Ministers are to press ahead with their plans to pay benefit tenants their rent money and trust them to hand it over to their landlords.
This is despite the fact that a social landlord taking part in a pilot has said that, three months into the test, it is already losing money as tenants fail to pass the money on.
The pilot is running six projects to test the direct payment of Universal Credit – due to kick in next year – to tenants in social housing.
Private landlords have been calling for some time for tenants to be given the choice as to whether they receive the rental element or whether it should be paid to their landlords. Housing charities have also made the same call, saying that tenants themselves would prefer it if their landlords received the money.
In the private rented sector, landlords have had to become used to Local Housing Allowance being paid direct to their tenants. Bodies such as the Residential Landlords Association and National Landlords Association have protested that the upshot is that tenants do not pay their landlords, preferring to spend the money on something else rather than pass it on as rent.
Both the RLA and NLA claim that a number of private landlords have given up accepting benefit tenants as a direct result, or plan to do so.
Ministers have so far dug their heels in, saying that tenants must learn to handle their own finances.
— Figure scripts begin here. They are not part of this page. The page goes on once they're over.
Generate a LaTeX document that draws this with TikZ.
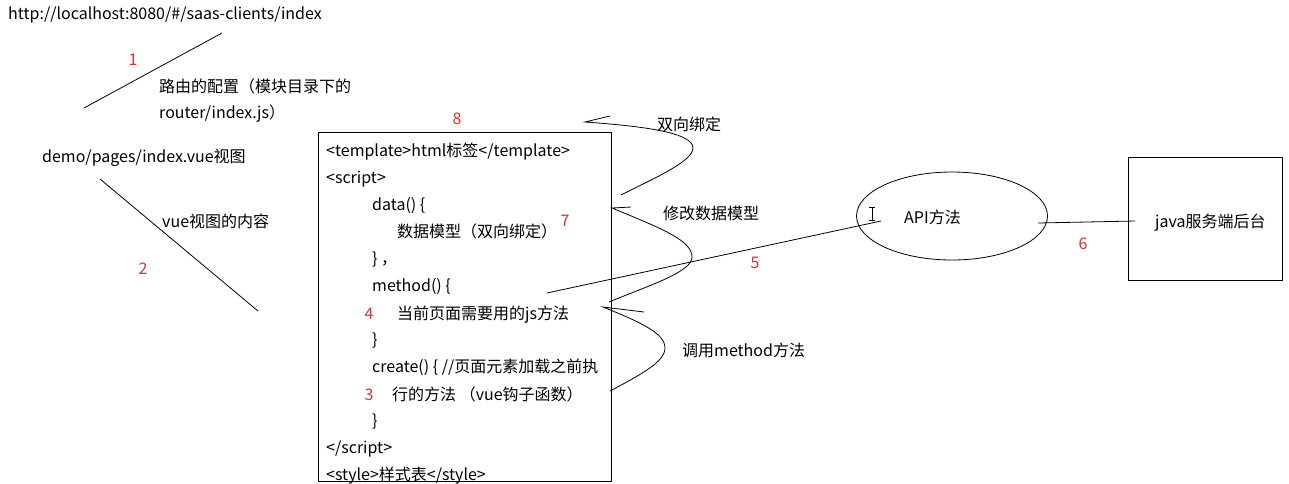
\documentclass[tikz,border=0pt]{standalone}
\usepackage{fontspec}
\setmainfont{Noto Sans CJK SC}
\usetikzlibrary{shapes.geometric,calc}
\definecolor{numred}{RGB}{214,52,46}
\tikzset{
  txt/.style={anchor=base west, inner sep=0pt, font=\fontsize{16}{18}\selectfont},
  num/.style={anchor=base, inner sep=0pt, text=numred, font=\fontsize{16}{18}\selectfont},
  ln/.style={line width=0.8pt, black},
}
\begin{document}
\begin{tikzpicture}[x=1pt,y=-1pt]
\useasboundingbox (0,0) rectangle (1289,483);
% top-left texts
\node[txt] (url) at (8,19) {http://localhost:8080/\#/saas-clients/index};
\node[txt] (route1) at (159,92) {路由的配置（模块目录下的};
\node[txt] (route2) at (159,118) {router/index.js）};
\node[txt] (demo) at (42,162) {demo/pages/index.vue视图};
\node[txt] (vuec) at (162,227) {vue视图的内容};
\coordinate (l1a) at (222,33);
\coordinate (l1b) at (84,108);
\draw[ln] (l1a) -- (l1b);
\coordinate (l2a) at (100,179);
\coordinate (l2b) at (258,311);
\draw[ln] (l2a) -- (l2b);
\node[num] (n1) at (133,65) {1};
\node[num] (n2) at (143,274) {2};
% main box
\node[draw, line width=0.8pt, minimum width=293pt, minimum height=349pt, inner sep=0pt, anchor=north west] (vuebox) at (318,132) {};
\node[txt] (t1) at (326,156) {<template>html标签</template>};
\node[txt] (t2) at (326,183) {<script>};
\node[txt] (t3) at (372,210) {data() \{};
\node[txt] (t4) at (397,237) {数据模型（双向绑定）};
\node[txt] (t5) at (372,264) {\} ，};
\node[txt] (t6) at (372,291) {method() \{};
\node[txt] (t7) at (397,319) {当前页面需要用的js方法};
\node[txt] (t8) at (372,345) {\}};
\node[txt] (t9) at (372,372) {create() \{ //页面元素加载之前执};
\node[txt] (t10) at (392,400) {行的方法 （vue钩子函数）};
\node[txt] (t11) at (372,426) {\}};
\node[txt] (t12) at (326,453) {</script>};
\node[txt] (t13) at (326,480) {<style>样式表</style>};
\node[num] (n8) at (457,124) {8};
\node[num] (n7) at (565,226) {7};
\node[num] (n4) at (369,319) {4};
\node[num] (n3) at (369,400) {3};
% curves
\coordinate (c1v) at (585,122);
\coordinate (c1t) at (610,116);
\coordinate (c1a) at (693,148);
\coordinate (c1e) at (621,195);
\draw[ln] (c1t) -- (c1v) .. controls (640,126) and (693,132) .. (c1a)
  .. controls (693,162) and (650,180) .. (c1e);
\coordinate (c2v) at (612,208);
\coordinate (c2t) at (631,207);
\coordinate (c2a) at (692,257);
\coordinate (c2e) at (609,302);
\draw[ln] (c2t) -- (c2v) .. controls (660,228) and (692,240) .. (c2a)
  .. controls (692,272) and (650,285) .. (c2e);
\coordinate (c3v) at (603,307);
\coordinate (c3t) at (644,312);
\coordinate (c3a) at (665,348);
\coordinate (c3e) at (610,391);
\draw[ln] (c3t) -- (c3v) .. controls (640,322) and (665,333) .. (c3a)
  .. controls (665,362) and (640,375) .. (c3e);
\node[txt] (lb1) at (657,130) {双向绑定};
\node[txt] (lb2) at (663,219) {修改数据模型};
\node[txt] (lb3) at (682,356) {调用method方法};
% API ellipse
\node[draw, ellipse, line width=0.8pt, minimum width=191pt, minimum height=88pt, inner sep=0pt] (apiell) at (952,216) {};
\node[txt] (api) at (904,223) {API方法};
\coordinate (l5a) at (547,293);
\coordinate (l5b) at (881,221);
\draw[ln] (l5a) -- (l5b);
\node[num] (n5) at (755,268) {5};
% cursor
\coordinate (cur1) at (872,207);
\coordinate (cur2) at (872,220);
\draw[line width=0.7pt] (cur1) -- (cur2);
\draw[line width=0.7pt] ($(cur1)+(-3,0)$) -- ($(cur1)+(3,0)$);
\draw[line width=0.7pt] ($(cur2)+(-3,0)$) -- ($(cur2)+(3,0)$);
% java box
\node[draw, line width=0.8pt, minimum width=154pt, minimum height=123pt, inner sep=0pt, anchor=north west] (java) at (1128,157) {};
\node[txt] (javat) at (1155,227) {java服务端后台};
\coordinate (l6a) at (1038,223);
\coordinate (l6b) at (1135,221);
\draw[ln] (l6a) -- (l6b);
\node[num] (n6) at (1083,249) {6};
\end{tikzpicture}
\end{document}
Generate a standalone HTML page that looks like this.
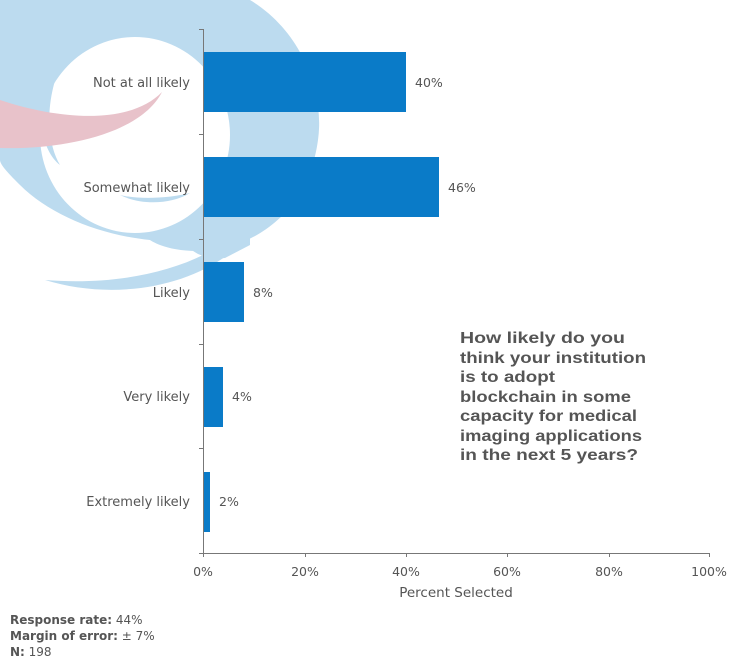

Social landlords still receive rent money direct, but this is due to change next year with the Universal Credit.
Now Wakefield District Housing, which is running one of the six pilots, has said that the policy will cost it £8m a year in bad debts, and that it would have to spend £3.5m a year just on rent collection.
Kevin Dodd, chief executive of WDH, warned the reforms would mean social landlords would struggle to continue to deliver services of social benefit, such as helping people into work.
He calculated WDH’s total social benefit to the community since 2005 to be worth £1.4bn.
Dodd said: “We are into the third month of our pilot and people are now stopping to pay [their rent] at all. They’re spending the money on something else.”
But Brendan Sarsfield, chief executive of Family Mosaic, which is running the London pilot, said rent arrears stood at 5%, lower than he had expected at this stage of the pilot.
He said: “It is too early to say whether direct payments will be a success or not a success.”